Others claim that Iran still has to be subdued for access to Russia's backyard or as a backdoor of sorts.

As for the balkanization of Pakistan, maybe it could happen, seeing as:

"Nasrallah said he believed that President Bush’s goal was “the drawing of a new map for the region. They want the partition of Iraq. Iraq is not on the edge of a civil war—there is a civil war. There is ethnic and sectarian cleansing. The daily killing and displacement which is taking place in Iraq aims at achieving three Iraqi parts, which will be sectarian and ethnically pure as a prelude to the partition of Iraq. Within one or two years at the most, there will be total Sunni areas, total Shiite areas, and total Kurdish areas.
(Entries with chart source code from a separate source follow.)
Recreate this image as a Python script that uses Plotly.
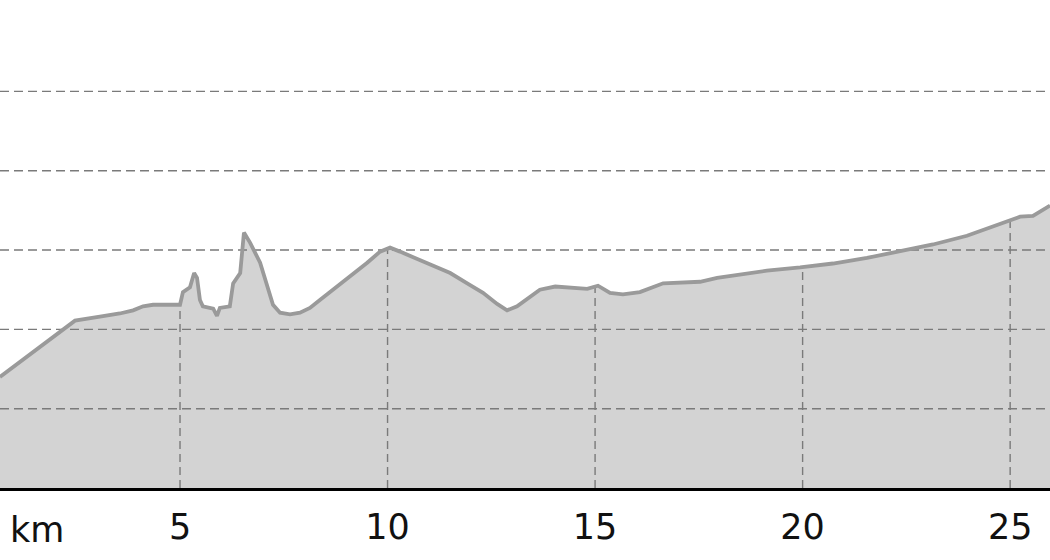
import numpy as np
import plotly.graph_objects as go

# Distance along the route (km) and elevation (m)
distance_km = [0.66, 1.15, 1.46, 1.94, 2.28, 2.47, 3.07, 3.55, 3.87, 4.11, 4.35, 5.00,
               5.07, 5.24, 5.34, 5.41, 5.48, 5.55, 5.80, 5.89, 5.96, 6.20, 6.28, 6.45,
               6.54, 6.69, 6.93, 7.10, 7.24, 7.41, 7.65, 7.89, 8.13, 8.37, 8.69, 9.10,
               9.51, 9.82, 10.06, 10.30, 10.71, 11.10, 11.51, 11.92, 12.30, 12.64, 12.88,
               13.12, 13.43, 13.67, 14.04, 14.40, 14.81, 15.07, 15.36, 15.67, 16.08,
               16.64, 17.53, 17.94, 18.42, 19.14, 19.94, 20.73, 21.55, 22.35, 23.14,
               23.96, 25.00, 25.24, 25.55, 25.96]
elevation_m = [240, 259, 271, 291, 303, 311, 316, 320, 324, 329, 331, 331,
               347, 353, 371, 365, 337, 329, 326, 317, 327, 329, 358, 371,
               422, 409, 384, 354, 331, 321, 319, 321, 327, 337, 350, 366,
               384, 398, 403, 398, 389, 381, 371, 358, 346, 332, 324,
               329, 341, 350, 354, 353, 351, 355, 346, 344, 347,
               358, 360, 365, 369, 374, 378, 383, 390, 399, 407,
               418, 437, 442, 443, 456]

grid_elev = [200, 300, 400, 500, 600]
tick_km = [5, 10, 15, 20, 25]
tick_text = ["5", "10", "15", "20", "25"]
axis_label = "km"

x_range = [0.663, 25.96]
y_range = [100, 715.2]

FILL = "#d3d3d3"
LINE = "#9a9a9a"
GRID = "#7a7a7a"
FONT = "DejaVu Sans"

fig = go.Figure()

# filled area
fig.add_trace(go.Scatter(x=distance_km, y=elevation_m, mode="lines",
                         line=dict(width=0, color=FILL), fill="tozeroy",
                         fillcolor=FILL, hoverinfo="skip", showlegend=False))

# horizontal dashed grid lines (over the fill)
for g in grid_elev:
    fig.add_trace(go.Scatter(x=x_range, y=[g, g], mode="lines",
                             line=dict(color=GRID, width=1.4, dash="9px,5px"),
                             hoverinfo="skip", showlegend=False))

# vertical dashed grid lines, only below the profile
for k in tick_km:
    top = float(np.interp(k, distance_km, elevation_m))
    fig.add_trace(go.Scatter(x=[k, k], y=[y_range[0], top], mode="lines",
                             line=dict(color=GRID, width=1.4, dash="8px,5px"),
                             hoverinfo="skip", showlegend=False))

# profile line
fig.add_trace(go.Scatter(x=distance_km, y=elevation_m, mode="lines",
                         line=dict(color=LINE, width=3.8),
                         hoverinfo="skip", showlegend=False))

fig.update_layout(
    width=1050, height=560,
    margin=dict(l=0, r=0, t=0, b=72),
    paper_bgcolor="white", plot_bgcolor="white",
    xaxis=dict(range=x_range, showgrid=False, zeroline=False,
               tickmode="array", tickvals=tick_km, ticktext=tick_text,
               ticks="", ticklabelstandoff=6,
               tickfont=dict(family=FONT, size=35, color="#111111"),
               showline=True, linecolor="#000000", linewidth=2.5),
    yaxis=dict(range=y_range, showgrid=False, zeroline=False,
               showticklabels=False, ticks="", showline=False),
    annotations=[dict(text=axis_label, xref="paper", yref="paper",
                      x=0.0075, y=-0.04, xanchor="left", yanchor="top",
                      showarrow=False,
                      font=dict(family=FONT, size=35, color="#111111"))],
)

fig.write_html("out.html", config={"displayModeBar": False},
               post_script="document.body.style.margin='0';document.body.style.overflow='hidden';")
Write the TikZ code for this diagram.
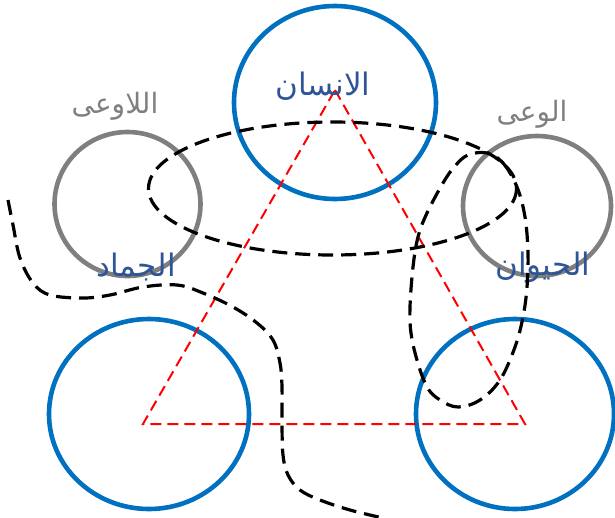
\documentclass[tikz,border=0pt]{standalone}
\usepackage{fontspec}
\newfontfamily\arabicfont[Script=Arabic]{DejaVu Sans}
\TeXXeTstate=1
\definecolor{cblue}{HTML}{0070C0}
\definecolor{tblue}{HTML}{2F5597}
\definecolor{cgray}{HTML}{7F7F7F}
\definecolor{cred}{HTML}{FF0000}
\tikzset{
  bluecirc/.style={draw=cblue, line width=4.6pt},
  graycirc/.style={draw=cgray, line width=4.6pt},
  blackdash/.style={draw=black, line width=3.2pt, dash pattern=on 15pt off 8pt},
  reddash/.style={draw=cred, line width=2pt, dash pattern=on 11pt off 6pt},
  bluetext/.style={text=tblue, inner sep=0pt, font=\arabicfont\fontsize{31}{36}\selectfont},
  graytext/.style={text=cgray, inner sep=0pt, font=\arabicfont\fontsize{28}{33}\selectfont},
}
\begin{document}
\begin{tikzpicture}[x=1pt,y=-1pt]
\useasboundingbox (0,0) rectangle (615,517);
% circles
\draw[bluecirc] (335,102.5) ellipse [x radius=101, y radius=96.5];
\draw[bluecirc] (149,414) ellipse [x radius=100, y radius=95];
\draw[bluecirc] (515,414) ellipse [x radius=99, y radius=95];
\draw[graycirc] (127.5,204) ellipse [x radius=73, y radius=72];
\draw[graycirc] (537,206) ellipse [x radius=74, y radius=70];
% red triangle
\coordinate (apex) at (335,90);
\coordinate (bl) at (143,424);
\coordinate (br) at (525,424);
\draw[reddash] (apex) -- (br) -- (bl) -- cycle;
% labels
\node[bluetext] (insan) at (323,86) {\beginR الانسان\endR};
\node[graytext] (lawai) at (115,106) {\beginR اللاوعى\endR};
\node[graytext] (wai) at (532,114) {\beginR الوعى\endR};
\node[bluetext] (jamad) at (136,267) {\beginR الجماد\endR};
\node[bluetext] (hayawan) at (543,268) {\beginR الحيوان\endR};
% black dashed shapes
\draw[blackdash] (332.5,188.5) ellipse [x radius=184, y radius=66.5];
\draw[blackdash] plot[smooth cycle, tension=0.6] coordinates {
 (487,153) (503,163) (517,187) (525,217) (528,253) (527,287) (523,317)
 (515,347) (500,380) (480,400) (458,407) (440,400) (427,387) (417,360)
 (411,333) (410,307) (413,267) (418,237) (427,213) (443,183) (455,166) (468,155)};
\draw[blackdash] plot[smooth, tension=0.6] coordinates {
 (8,200) (13,225) (20,258) (33,283) (50,295) (83,298) (110,295) (143,287)
 (177,285) (203,293) (233,307) (257,323) (273,340) (280,363) (282,387)
 (282,423) (283,455) (288,475) (300,490) (320,500) (350,510) (383,518)};
\end{tikzpicture}
\end{document}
Even in Baghdad, there is a fear that it might be divided into two areas, one Sunni and one Shiite.” He went on, “I can say that President Bush is lying when he says he does not want Iraq to be partitioned. All the facts occurring now on the ground make you swear he is dragging Iraq to partition. And a day will come when he will say, ‘I cannot do anything, since the Iraqis want the partition of their country and I honor the wishes of the people of Iraq.’ ” Nasrallah said he believed that America also wanted to bring about the partition of Lebanon and of Syria. In Syria, he said, the result would be to push the country “into chaos and internal battles like in Iraq.” In Lebanon, “There will be a Sunni state, an Alawi state, a Christian state, and a Druze state.” But, he said, “I do not know if there will be a Shiite state.” Nasrallah told me that he suspected that one aim of the Israeli bombing of Lebanon last summer was “the destruction of Shiite areas and the displacement of Shiites from Lebanon. The idea was to have the Shiites of Lebanon and Syria flee to southern Iraq,” which is dominated by Shiites. “I am not sure, but I smell this,” he told me. Partition would leave Israel surrounded by “small tranquil states,” he said. “I can assure you that the Saudi kingdom will also be divided, and the issue will reach to North African states. There will be small ethnic and confessional states,” he said. “In other words, Israel will be the most important and the strongest state in a region that has been partitioned into ethnic and confessional states that are in agreement with each other. This is the new Middle East.”